Bellator 116 Recap: BMMA Puts On A Night Full Of Finishes

Bellator 116 Recap: BMMA Puts On A Night Full Of Finishes


Bellator 116, as from the Pechanga Resort and Casino in Temecula, California, has been concluded and recorded, and it was a night full of thrilling finishes.

The Spike TV broadcast featured six bouts, inclusive of the semi-final rounds of Bellator’s heavyweight tournament, and in each match fans got to see a finish; three T/KOs’ and three submissions. Truly, it was a good night.

The prettiest stoppages of the evening had to be those of Adam McDonough and Alexander Volkov. Both fighters cleanly KO’d their opponents in walk-off style. McDonough laid Nathan Coy low with a beautiful left hook, while Volkov dropped and stopped “Mighty Mo” Siliga with a beautiful left-high kick to the head. With both shots, the fighters’ respective opponents were dispatched and out cold.

The highlight of the evening had to be the submission win of heavyweight Blagoi Ivanov. The Bulgarian fighter was at death’s door in February of 2012 and to see him submit Lavar Johnson as easily as he did tonight, winning a spot in the BMMA heavyweight tournament finale, was a nice MMA moment. Sadly, the lowlight moment of the evening had to be Vladimir Matyushenko losing the last fight of his career; a third round subission defeat to Joey Beltran. Fans are sure to wish “The Janitor” all the best in his furture endeavors. 

Up next for the promotion, Bellator 117 and a welterweight title fight between Douglas Lima and Rick Hawn. On the night, the pair will duke it out for Ben Askren’s vacated 170 pound title. The evening will also feature the lightweight tournament semi-finals, and matches between Patricky Freire and Derek Campos, as well as Marcin Held vs. Derek Anderson.

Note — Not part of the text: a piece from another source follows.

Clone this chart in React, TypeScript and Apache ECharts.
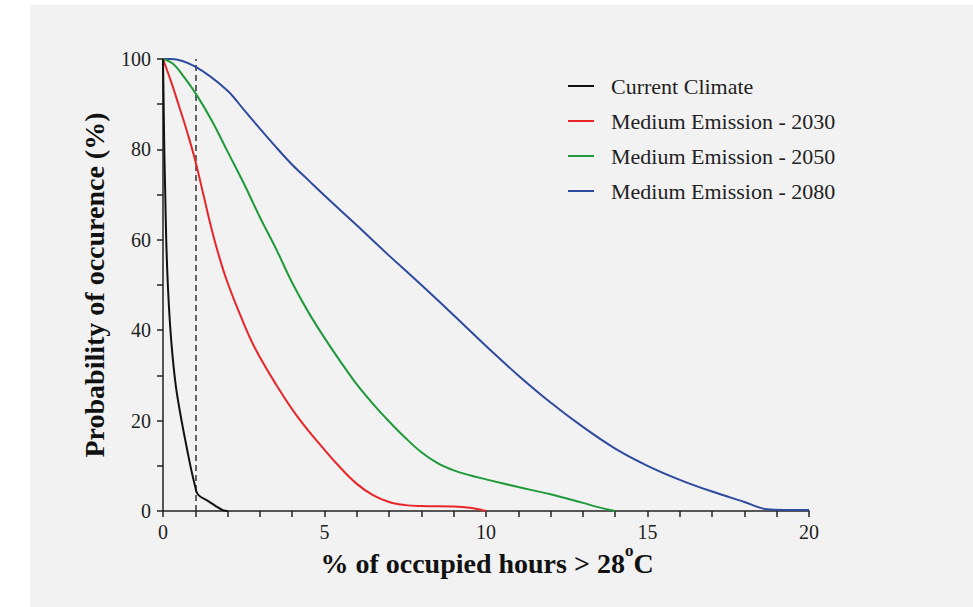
import React, { useEffect, useRef } from "react";
import * as echarts from "echarts";

const seriesNames = [
  "Current Climate",
  "Medium Emission - 2030",
  "Medium Emission - 2050",
  "Medium Emission - 2080",
];

const xAxisTitle = "{a|% of occupied hours > 28}{s|o}{a|C}";
const yAxisTitle = "Probability of occurence (%)";

const currentClimate: [number, number][] = [
  [0, 100], [0.02, 90], [0.04, 80], [0.07, 70], [0.1, 60], [0.15, 50], [0.22, 41],
  [0.3, 34], [0.4, 27.5], [0.5, 23], [0.6, 19], [0.7, 15.3], [0.8, 11.7], [0.9, 8.3],
  [1, 5.3], [1.05, 4], [1.15, 3.2], [1.4, 2.2], [1.7, 0.8], [1.85, 0.2], [2, 0],
];

const emission2030: [number, number][] = [
  [0, 100], [0.25, 95], [0.5, 89.5], [0.75, 83.8], [1, 77.5], [1.25, 70], [1.5, 62.5],
  [1.75, 56], [2, 50.5], [2.4, 43.2], [2.85, 36], [3.5, 28], [4.15, 21], [5, 13.5],
  [5.5, 9.5], [6, 6], [6.5, 3.5], [7, 2], [7.5, 1.3], [8, 1.1], [9, 1], [9.5, 0.7],
  [10, 0],
];

const emission2050: [number, number][] = [
  [0, 100], [0.3, 99], [0.6, 96.5], [1, 92.5], [1.5, 86.5], [2, 79.5], [2.5, 72.5],
  [3, 65], [3.5, 58], [4, 50.5], [4.5, 44], [5, 38.3], [5.5, 33], [6, 28], [6.5, 23.7],
  [7, 19.8], [7.5, 16.2], [8, 13], [8.5, 10.6], [9, 9], [9.5, 7.9], [10, 7],
  [11, 5.3], [12, 3.7], [13, 1.8], [13.5, 0.8], [14, 0],
];

const emission2080: [number, number][] = [
  [0, 100], [0.25, 100], [1, 98.3], [2, 93], [2.5, 88.8], [3, 84.6], [3.5, 80.5],
  [4, 76.6], [4.5, 73.2], [5, 69.8], [6, 63.2], [7, 56.5], [8, 50], [9, 43.3],
  [10, 36.5], [11, 30], [12, 24], [13, 18.6], [14, 13.8], [15, 10], [16, 6.9],
  [17, 4.3], [18, 2], [18.7, 0.4], [20, 0.2],
];

const seriesData = [currentClimate, emission2030, emission2050, emission2080];
const seriesColors = ["#111111", "#e8262a", "#1f9a3a", "#2e4a9f"];
const seriesSmooth = [0.4, 0.4, 0.4, 0.3];

const FONT = "'Liberation Serif', 'DejaVu Serif', serif";

export default function App() {
  const ref = useRef<HTMLDivElement>(null);
  useEffect(() => {
    if (!ref.current) return;
    const chart = echarts.init(ref.current, null, { renderer: "svg" });
    chart.setOption({
      animation: false,
      backgroundColor: "#ffffff",
      textStyle: { fontFamily: FONT },
      graphic: [
        {
          type: "rect",
          z: -10,
          silent: true,
          shape: { x: 30, y: 5, width: 943, height: 602 },
          style: { fill: "#f2f2f2" },
        },
        {
          type: "text",
          silent: true,
          x: 487,
          y: 563,
          style: {
            text: xAxisTitle,
            align: "center",
            verticalAlign: "middle",
            rich: {
              a: { fontFamily: FONT, fontSize: 28, fontWeight: "bold", fill: "#111", color: "#111" },
              s: {
                fontFamily: FONT,
                fontSize: 17,
                fontWeight: "bold",
                fill: "#111",
                color: "#111",
                padding: [0, 0, 26, 0],
              },
            },
          },
        },
      ],
      grid: { left: 163, right: 164, top: 59, bottom: 96, containLabel: false },
      legend: {
        orient: "vertical",
        left: 563,
        top: 70,
        icon: "rect",
        itemWidth: 26,
        itemHeight: 2,
        itemGap: 13,
        data: seriesNames,
        textStyle: {
          fontFamily: FONT,
          fontSize: 22,
          color: "#222",
          lineHeight: 22,
          padding: [0, 0, 0, 12],
        },
      },
      xAxis: {
        type: "value",
        min: 0,
        max: 20,
        interval: 5,
        axisLine: { show: true, lineStyle: { color: "#222", width: 1.5 } },
        axisTick: { show: true, inside: false, length: 6, lineStyle: { color: "#222", width: 1.5 } },
        minorTick: { show: true, splitNumber: 5, length: 6, lineStyle: { color: "#222", width: 1.5 } },
        axisLabel: { fontFamily: FONT, fontSize: 20, color: "#222", margin: 11 },
        splitLine: { show: false },
        minorSplitLine: { show: false },
      },
      yAxis: {
        type: "value",
        min: 0,
        max: 100,
        interval: 20,
        name: yAxisTitle,
        nameLocation: "middle",
        nameGap: 55,
        nameTextStyle: { fontFamily: FONT, fontSize: 28, fontWeight: "bold", color: "#111" },
        axisLine: { show: true, lineStyle: { color: "#222", width: 1.5 } },
        axisTick: { show: true, inside: false, length: 6, lineStyle: { color: "#222", width: 1.5 } },
        minorTick: { show: true, splitNumber: 2, length: 6, lineStyle: { color: "#222", width: 1.5 } },
        axisLabel: { fontFamily: FONT, fontSize: 20, color: "#222", margin: 12 },
        splitLine: { show: false },
        minorSplitLine: { show: false },
      },
      series: seriesNames.map((name, i) => ({
        name,
        type: "line",
        data: seriesData[i],
        showSymbol: false,
        symbol: "none",
        smooth: seriesSmooth[i],
        z: 10 - i,
        lineStyle: { color: seriesColors[i], width: 2 },
        itemStyle: { color: seriesColors[i] },
        markLine:
          i === 0
            ? {
                silent: true,
                symbol: "none",
                label: { show: false },
                lineStyle: { color: "#333", type: [6, 4], width: 1.5 },
                data: [{ xAxis: 1 }],
              }
            : undefined,
      })),
    });
    return () => chart.dispose();
  }, []);
  return (
    <div
      ref={ref}
      style={{ position: "absolute", left: 0, top: 0, width: 973, height: 607 }}
    />
  );
}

Here are the night’s results and recap:

Fight # 1: Alexander Volkov vs. Siala-Mou Siliga

Siliga came out and immediately went for a takedown. Grabbing Volkov’s extended leg as he the huge Russian tried to kick Siliga, “Mighty Mo” got hold of his opponent, but the best he could do was push him up against the fence and keep him there for a couple minutes. With no action and Siliga not advancing his position, referee Big John McCarthy separated the fighters. With that Volkov began to make use of his significant reach advantage and to Siliga’s detriment. Knowing that he couldn’t fight Volkov from range “Mighty Mo” tried to close the distance. However, in coming in Volkov threw a combination at Siliga’s head, and although it did little in the way of damage the flurry disguised a big left kick that Siliga never saw coming. Catching the fighter clean on the jaw, it’s all Volkov need to carry the day. Dropped and stopped, Siliga went down to the canvas and the fight was over; winner by way of head kick KO at the 2:44 mark of the first round, and moving on to the heavyweight tournament finale, Alexander Volkov.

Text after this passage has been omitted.